--- start of Data extract ---
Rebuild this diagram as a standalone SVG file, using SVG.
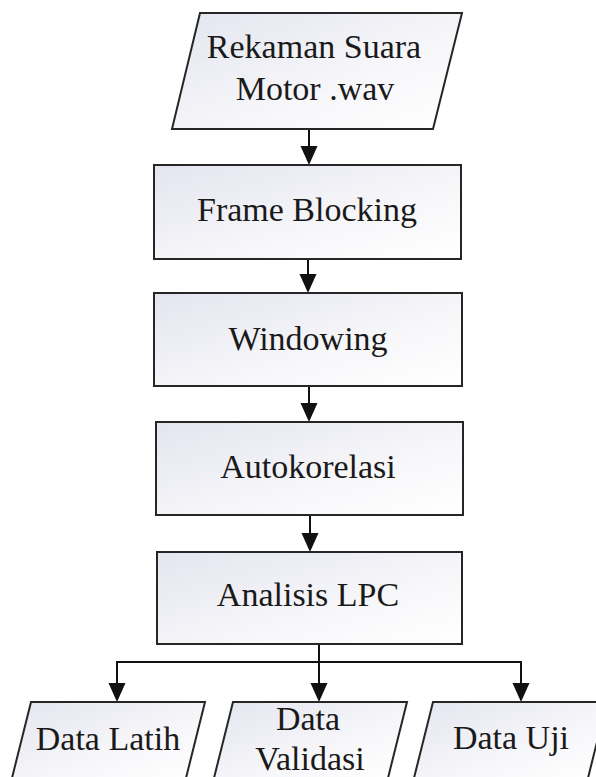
<svg xmlns="http://www.w3.org/2000/svg" width="596" height="777" viewBox="0 0 596 777">
  <defs>
    <linearGradient id="fillGrad" x1="0" y1="0" x2="1" y2="1">
      <stop offset="0" stop-color="#e3e5ef"/>
      <stop offset="0.6" stop-color="#f7f7fa"/>
      <stop offset="1" stop-color="#ffffff"/>
    </linearGradient>
  </defs>
  <style>
    .shape { fill: url(#fillGrad); stroke: #262626; stroke-width: 2; }
    .label { font-family: 'Liberation Serif', 'Times New Roman', serif; font-size: 34px; fill: #1a1a1a; text-anchor: middle; }
    .conn { fill: none; stroke: #111; stroke-width: 2; }
    .head { fill: #111; }
  </style>
  <rect width="596" height="777" fill="#ffffff"/>

  <g id="connectors">
    <line class="conn" x1="309" y1="129" x2="309" y2="146"/>
    <path class="head" d="M300.5,146 L317.5,146 L309,165 Z"/>
    <line class="conn" x1="308" y1="259" x2="308" y2="274"/>
    <path class="head" d="M299.5,274 L316.5,274 L308,293 Z"/>
    <line class="conn" x1="309" y1="386" x2="309" y2="403"/>
    <path class="head" d="M300.5,403 L317.5,403 L309,422 Z"/>
    <line class="conn" x1="310" y1="515" x2="310" y2="533"/>
    <path class="head" d="M301.5,533 L318.5,533 L310,552 Z"/>
    <line class="conn" x1="319" y1="644" x2="319" y2="683"/>
    <polyline class="conn" points="117,683 117,662 521,662 521,683"/>
    <path class="head" d="M108.5,683 L125.5,683 L117,702 Z"/>
    <path class="head" d="M310.5,683 L327.5,683 L319,702 Z"/>
    <path class="head" d="M512.5,683 L529.5,683 L521,702 Z"/>
  </g>

  <g id="rekaman">
    <polygon class="shape" points="200,13 462,13 433,129 172,129"/>
    <text class="label" x="314" y="58">Rekaman Suara</text>
    <text class="label" x="315" y="100">Motor .wav</text>
  </g>

  <g id="frame-blocking">
    <rect class="shape" x="154" y="165" width="307" height="94"/>
    <text class="label" x="307" y="221">Frame Blocking</text>
  </g>

  <g id="windowing">
    <rect class="shape" x="154" y="293" width="308" height="93"/>
    <text class="label" x="308" y="350">Windowing</text>
  </g>

  <g id="autokorelasi">
    <rect class="shape" x="156" y="422" width="307" height="93"/>
    <text class="label" x="308" y="478">Autokorelasi</text>
  </g>

  <g id="analisis-lpc">
    <rect class="shape" x="157" y="552" width="305" height="92"/>
    <text class="label" x="308" y="606">Analisis LPC</text>
  </g>

  <g id="data-latih">
    <polygon class="shape" points="31,702 205,702 186,778 12,778"/>
    <text class="label" x="108" y="750">Data Latih</text>
  </g>

  <g id="data-validasi">
    <polygon class="shape" points="233,702 407,702 388,778 214,778"/>
    <text class="label" x="308" y="730">Data</text>
    <text class="label" x="310" y="770">Validasi</text>
  </g>

  <g id="data-uji">
    <polygon class="shape" points="433,702 607,702 588,778 414,778"/>
    <text class="label" x="511" y="749">Data Uji</text>
  </g>
</svg>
--- end of Data extract ---
--- Task statement ---
Without the pictures, print the whole listing exactly as given.

--- Solution below ---
Rebuild this diagram as a standalone SVG file, using SVG.
<svg xmlns="http://www.w3.org/2000/svg" width="596" height="777" viewBox="0 0 596 777">
  <defs>
    <linearGradient id="fillGrad" x1="0" y1="0" x2="1" y2="1">
      <stop offset="0" stop-color="#e3e5ef"/>
      <stop offset="0.6" stop-color="#f7f7fa"/>
      <stop offset="1" stop-color="#ffffff"/>
    </linearGradient>
  </defs>
  <style>
    .shape { fill: url(#fillGrad); stroke: #262626; stroke-width: 2; }
    .label { font-family: 'Liberation Serif', 'Times New Roman', serif; font-size: 34px; fill: #1a1a1a; text-anchor: middle; }
    .conn { fill: none; stroke: #111; stroke-width: 2; }
    .head { fill: #111; }
  </style>
  <rect width="596" height="777" fill="#ffffff"/>

  <g id="connectors">
    <line class="conn" x1="309" y1="129" x2="309" y2="146"/>
    <path class="head" d="M300.5,146 L317.5,146 L309,165 Z"/>
    <line class="conn" x1="308" y1="259" x2="308" y2="274"/>
    <path class="head" d="M299.5,274 L316.5,274 L308,293 Z"/>
    <line class="conn" x1="309" y1="386" x2="309" y2="403"/>
    <path class="head" d="M300.5,403 L317.5,403 L309,422 Z"/>
    <line class="conn" x1="310" y1="515" x2="310" y2="533"/>
    <path class="head" d="M301.5,533 L318.5,533 L310,552 Z"/>
    <line class="conn" x1="319" y1="644" x2="319" y2="683"/>
    <polyline class="conn" points="117,683 117,662 521,662 521,683"/>
    <path class="head" d="M108.5,683 L125.5,683 L117,702 Z"/>
    <path class="head" d="M310.5,683 L327.5,683 L319,702 Z"/>
    <path class="head" d="M512.5,683 L529.5,683 L521,702 Z"/>
  </g>

  <g id="rekaman">
    <polygon class="shape" points="200,13 462,13 433,129 172,129"/>
    <text class="label" x="314" y="58">Rekaman Suara</text>
    <text class="label" x="315" y="100">Motor .wav</text>
  </g>

  <g id="frame-blocking">
    <rect class="shape" x="154" y="165" width="307" height="94"/>
    <text class="label" x="307" y="221">Frame Blocking</text>
  </g>

  <g id="windowing">
    <rect class="shape" x="154" y="293" width="308" height="93"/>
    <text class="label" x="308" y="350">Windowing</text>
  </g>

  <g id="autokorelasi">
    <rect class="shape" x="156" y="422" width="307" height="93"/>
    <text class="label" x="308" y="478">Autokorelasi</text>
  </g>

  <g id="analisis-lpc">
    <rect class="shape" x="157" y="552" width="305" height="92"/>
    <text class="label" x="308" y="606">Analisis LPC</text>
  </g>

  <g id="data-latih">
    <polygon class="shape" points="31,702 205,702 186,778 12,778"/>
    <text class="label" x="108" y="750">Data Latih</text>
  </g>

  <g id="data-validasi">
    <polygon class="shape" points="233,702 407,702 388,778 214,778"/>
    <text class="label" x="308" y="730">Data</text>
    <text class="label" x="310" y="770">Validasi</text>
  </g>

  <g id="data-uji">
    <polygon class="shape" points="433,702 607,702 588,778 414,778"/>
    <text class="label" x="511" y="749">Data Uji</text>
  </g>
</svg>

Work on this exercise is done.